Optional NOTE: Now, and in most cases, you want to leave the “include positions that are…uncorrected” box unchecked (red arrow above left). However, sometimes it may be difficult or impossible for you to differentially correct data. In these cases, checking the “uncorrected” box allows you to export your “uncorrected” data into a GIS system. This is NOT a preferred alternative, but rather a last resort.
Click OK on the bottom of the Export Setup Properties window (blue arrow above left).

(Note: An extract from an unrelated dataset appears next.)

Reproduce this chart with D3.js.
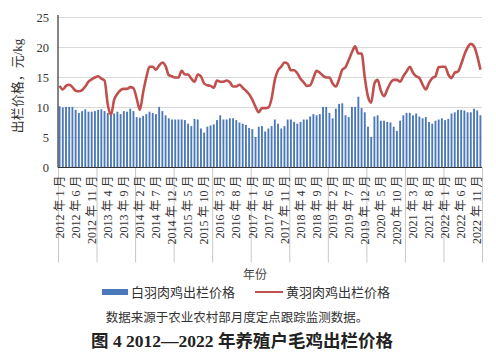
<!DOCTYPE html>
<html><head><meta charset="utf-8">
<script src="https://cdn.jsdelivr.net/npm/d3@7/dist/d3.min.js"></script>
<style>
body{margin:0;background:#fff;}
svg{display:block;}
text{font-family:"Liberation Serif","Noto Sans CJK SC",serif;}
</style></head>
<body>
<svg id="c" width="496" height="359"></svg>
<script>
// Monthly data, Jan 2012 – Dec 2022 (132 months)
const whiteFeather = [
 10.2,10.0,10.1,10.1,10.1,9.6,9.1,9.4,9.7,9.3,9.3,9.4,
 9.6,9.7,9.4,9.1,8.9,9.0,9.3,8.9,9.4,9.3,9.8,9.4,
 8.4,8.3,8.6,8.9,9.3,9.1,8.9,10.1,9.4,8.7,8.2,8.0,
 8.0,8.0,8.0,7.9,7.3,6.9,8.1,8.0,6.5,5.8,6.8,7.0,
 7.2,7.9,8.7,8.0,8.0,8.2,8.2,7.9,7.5,7.3,7.1,6.6,
 6.4,5.1,6.8,6.9,6.0,6.5,6.9,8.0,7.3,6.5,6.9,8.0,
 8.0,7.6,7.3,7.6,8.0,8.0,8.5,8.9,8.7,8.9,10.1,10.1,
 9.1,8.2,9.8,10.6,10.7,8.7,8.4,10.1,10.1,11.8,9.9,9.2,
 6.8,5.1,8.5,8.7,7.8,7.8,7.6,7.5,6.8,6.1,7.8,8.7,
 9.1,9.1,8.7,9.0,8.5,8.2,8.4,7.6,7.3,7.8,8.0,8.2,
 7.9,8.1,9.0,9.2,9.6,9.6,9.5,9.2,9.2,9.8,9.5,8.7
];
const yellowFeather = [
 13.6,13.0,13.6,13.8,13.4,12.8,12.7,12.9,13.5,14.3,14.7,15.0,
 15.2,14.8,14.5,10.5,8.8,11.3,12.3,12.9,13.1,13.1,13.4,13.2,
 11.5,9.6,12.5,15.0,16.8,16.8,16.3,17.0,17.5,16.9,15.4,15.2,
 15.0,15.0,16.1,15.5,15.5,14.8,14.3,15.5,15.2,14.0,13.7,13.6,
 13.3,14.5,14.3,14.3,14.5,14.2,13.5,13.5,13.8,13.3,12.8,12.2,
 11.3,10.1,9.2,9.9,9.9,10.0,11.5,14.6,16.2,16.8,17.5,17.3,
 16.2,16.2,15.7,14.8,14.2,13.6,13.7,14.9,16.1,15.8,15.3,15.0,
 15.0,14.0,13.5,14.7,16.3,16.7,17.9,19.2,20.2,19.0,19.0,15.0,
 11.8,10.8,14.0,14.6,12.8,11.9,13.0,14.1,14.6,14.6,14.3,15.2,
 16.0,16.8,15.8,15.2,14.9,13.8,13.0,14.1,14.9,15.2,16.7,16.8,
 16.8,15.5,14.9,15.8,16.0,17.2,18.8,20.0,20.6,20.2,18.6,16.3
];
const xTickLabels = [
 "2012 年 1 月","2012 年 6 月","2012 年 11 月","2013 年 4 月","2013 年 9 月",
 "2014 年 2 月","2014 年 7 月","2014 年 12 月","2015 年 5 月","2015 年 10 月",
 "2016 年 3 月","2016 年 8 月","2017 年 1 月","2017 年 6 月","2017 年 11 月",
 "2018 年 4 月","2018 年 9 月","2019 年 2 月","2019 年 7 月","2019 年 12 月",
 "2020 年 5 月","2020 年 10 月","2021 年 3 月","2021 年 8 月","2022 年 1 月",
 "2022 年 6 月","2022 年 11 月"
];
const labelStep = 5;
const yTicks = [0,5,10,15,20,25];
const seriesNames = ["白羽肉鸡出栏价格","黄羽肉鸡出栏价格"];
const yTitle = "出栏价格，元/kg";
const xTitle = "年份";
const note = "数据来源于农业农村部月度定点跟踪监测数据。";
const caption = "图 4 2012—2022 年养殖户毛鸡出栏价格";

const svg = d3.select("#c");
const L = 58, R = 482, T = 17.5, B = 167.5;
const n = whiteFeather.length;
const idx = d3.range(n);
const x = d3.scaleBand().domain(idx).range([L, R]).paddingInner(0.42).paddingOuter(0.2);
const xLin = d3.scaleLinear().domain([0, n]).range([L, R]);
const y = d3.scaleLinear().domain([0, 25]).range([B, T]);

// gridlines
svg.append("g").selectAll("line").data(yTicks.filter(d=>d>0)).join("line")
  .attr("x1", L).attr("x2", R).attr("y1", d=>y(d)).attr("y2", d=>y(d))
  .attr("stroke", "#d9d9d9").attr("stroke-width", 1);

// year separator ticks
const yearBounds = d3.range(0, n + 1, 12);
svg.append("g").attr("transform", `translate(0,${B})`)
  .call(d3.axisBottom(xLin).tickValues(yearBounds).tickSize(95).tickFormat(""))
  .call(g => g.select(".domain").remove())
  .call(g => g.selectAll("line").attr("stroke", "#c8c8c8"));

// bars
svg.append("g").selectAll("rect").data(idx).join("rect")
  .attr("x", i => x(i)).attr("width", x.bandwidth())
  .attr("y", i => y(whiteFeather[i])).attr("height", i => B - y(whiteFeather[i]))
  .attr("fill", "#4a78b8");

// line
const line = d3.line().x(i => x(i) + x.bandwidth()/2).y(i => y(yellowFeather[i])).curve(d3.curveMonotoneX);
svg.append("path").datum(idx).attr("d", line)
  .attr("fill", "none").attr("stroke", "#c0504d").attr("stroke-width", 2.6)
  .attr("stroke-linejoin", "round");

// axes lines
svg.append("line").attr("x1", L).attr("x2", L).attr("y1", 15).attr("y2", B).attr("stroke", "#333").attr("stroke-width", 1.2);
svg.append("line").attr("x1", L).attr("x2", R).attr("y1", B).attr("y2", B).attr("stroke", "#333").attr("stroke-width", 1.2);

// y axis labels
svg.append("g").attr("transform", `translate(${L},0)`)
  .call(d3.axisLeft(y).tickValues(yTicks).tickSize(0).tickPadding(9))
  .call(g => g.select(".domain").remove())
  .call(g => g.selectAll("text").attr("font-size", 12.5).attr("fill", "#333")
        .attr("font-family", "'Liberation Serif',serif"));

// x tick labels
const labelIdx = xTickLabels.map((d, k) => k * labelStep);
const xa = d3.axisBottom(x).tickValues(labelIdx).tickSize(0)
  .tickFormat(i => xTickLabels[i / labelStep]);
svg.append("g").attr("transform", `translate(0,${B})`).call(xa)
  .call(g => g.select(".domain").remove())
  .call(g => g.selectAll("text")
     .attr("transform", "rotate(-90)")
     .attr("x", -8).attr("y", 0).attr("dy", "0.35em")
     .attr("text-anchor", "end")
     .attr("font-size", 12).attr("fill", "#333"));

// y title
svg.append("text").attr("transform", "translate(17,86) rotate(-90)")
  .attr("text-anchor", "middle").attr("dy", "0.35em")
  .attr("font-size", 13).attr("fill", "#333").text(yTitle);

// x title
svg.append("text").attr("x", 255).attr("y", 275).attr("text-anchor", "middle")
  .attr("dy", "0.35em").attr("font-size", 12).attr("fill", "#444").text(xTitle);

// legend
const lg = svg.append("g");
lg.append("rect").attr("x", 102).attr("y", 289).attr("width", 26).attr("height", 6).attr("fill", "#4a78b8");
lg.append("text").attr("x", 131).attr("y", 292).attr("dy", "0.35em").attr("font-size", 13).attr("fill", "#333").text(seriesNames[0]);
lg.append("line").attr("x1", 255).attr("x2", 283).attr("y1", 292).attr("y2", 292).attr("stroke", "#c0504d").attr("stroke-width", 2);
lg.append("text").attr("x", 286).attr("y", 292).attr("dy", "0.35em").attr("font-size", 13).attr("fill", "#333").text(seriesNames[1]);

// note and caption
svg.append("text").attr("x", 237).attr("y", 318).attr("text-anchor", "middle").attr("dy", "0.35em")
  .attr("font-size", 12.5).attr("fill", "#333").text(note);
svg.append("text").attr("x", 242).attr("y", 341).attr("text-anchor", "middle").attr("dy", "0.35em")
  .attr("font-size", 17.5).attr("font-weight", "bold").attr("fill", "#222").text(caption);
</script>
</body></html>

The Export window returns (above right):
Click OK on the upper RH button (green arrow above right).The shapefile will now be transformed from a Trimble format into an ESRI point shapefile and saved to your group *_GPS folder as point.shp. Scroll to your folder and confirm that the shapefile is there.
NOTE: For Steps 6 and beyond, students work separately Step 6 - Open a new, empty map and set projection to NJ State Plane, NAD 1983 Discussion: Before you bring your GPS data into Arcview, you will learn an important task of the GIS practitioner: understanding and changing projections (coordinate systems). This is an important skill, because GIS data come from many different sources, often in different coordinate systems, and the ability to change a variety of different data into one common projection on one map is essential to the GIS practitioner. Recent versions of Arcview (8.x, 9.x) are capable of automatically performing a change of projection for shapefiles in one coordinate system (e.g., Geographic [latitude/longitude] coordinates to another (e.g., State Plane).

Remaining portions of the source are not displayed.